At a June 26 breakfast meeting of the Council, Evans read a statement recognizing his dilemma but posing a defense. “Events of the last week, so to speak, have been very inflammatory,” he said. “When the actual facts are heard by everyone, I believe that will change everyone’s mind.”

Evans claimed not to have seen the Metro committee’s report because it was drafted 13 days after the investigation was closed and after he announced that no violations had been found. Evans called his proposed removal on July 9 as chair of the finance committee “premature.”

“My running for the Ward 2 seat is not because I am anti-Jack,” Putta told The Georgetowner. “I always respected his long experience in government. But I am for openness and transparency and now feel he can’t be trusted.”

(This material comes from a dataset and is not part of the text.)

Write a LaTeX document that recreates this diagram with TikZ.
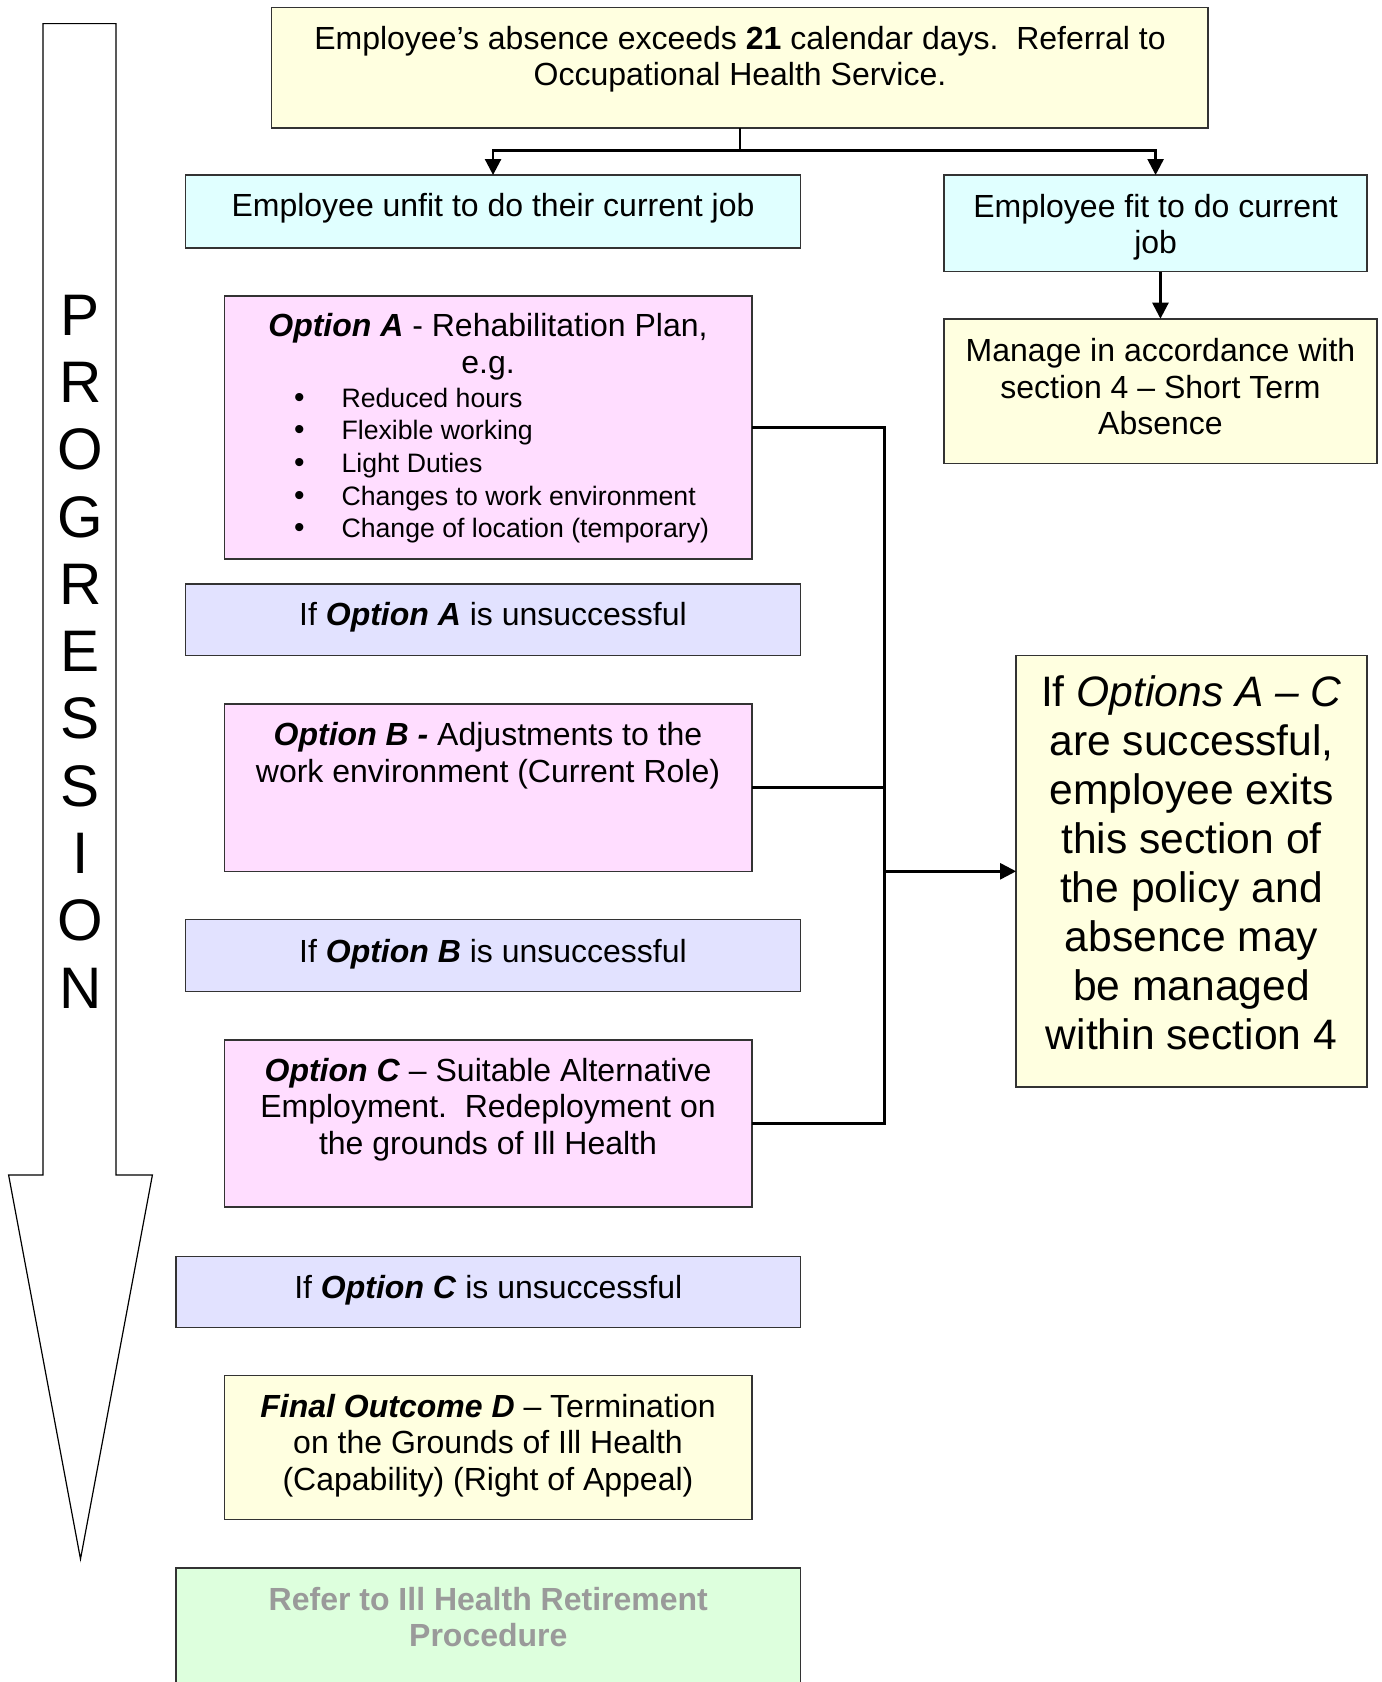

Putta was a Dupont Circle Advisory Neighborhood Commissioner from 2012 to 2014. He was elected to the Georgetown-Burleith ANC, ANC 2E, in 2018, representing his neighborhood in Burleith. Formerly a District health care services coordinator, he is currently outreach director for East Rock Creek Village, which provides services to seniors seeking to remain in their homes. He was also recently appointed chair of the Asian American Pacific Islander Caucus of the D.C. Democratic Party.

“Restoring trust” is one of the primary tasks that Putta sees himself as having to accomplish, should he become the next Ward 2 Council member. “If I am elected, I will not have another job,” he told The Georgetowner in an exclusive interview on June 26. “After all, D.C. Council members make $140,000 a year in salary, the second highest in the country. It’s enough.”

Putta said he would hold town hall meetings that constituents could attend or watch and interact with online, monthly or more frequently, adding: “I will be transparent and open to all questions.”

“I believe in term limits and would limit myself to two terms in office if given the chance,” Putta said, also stating that he would not maintain or control any exclusive constituent fund.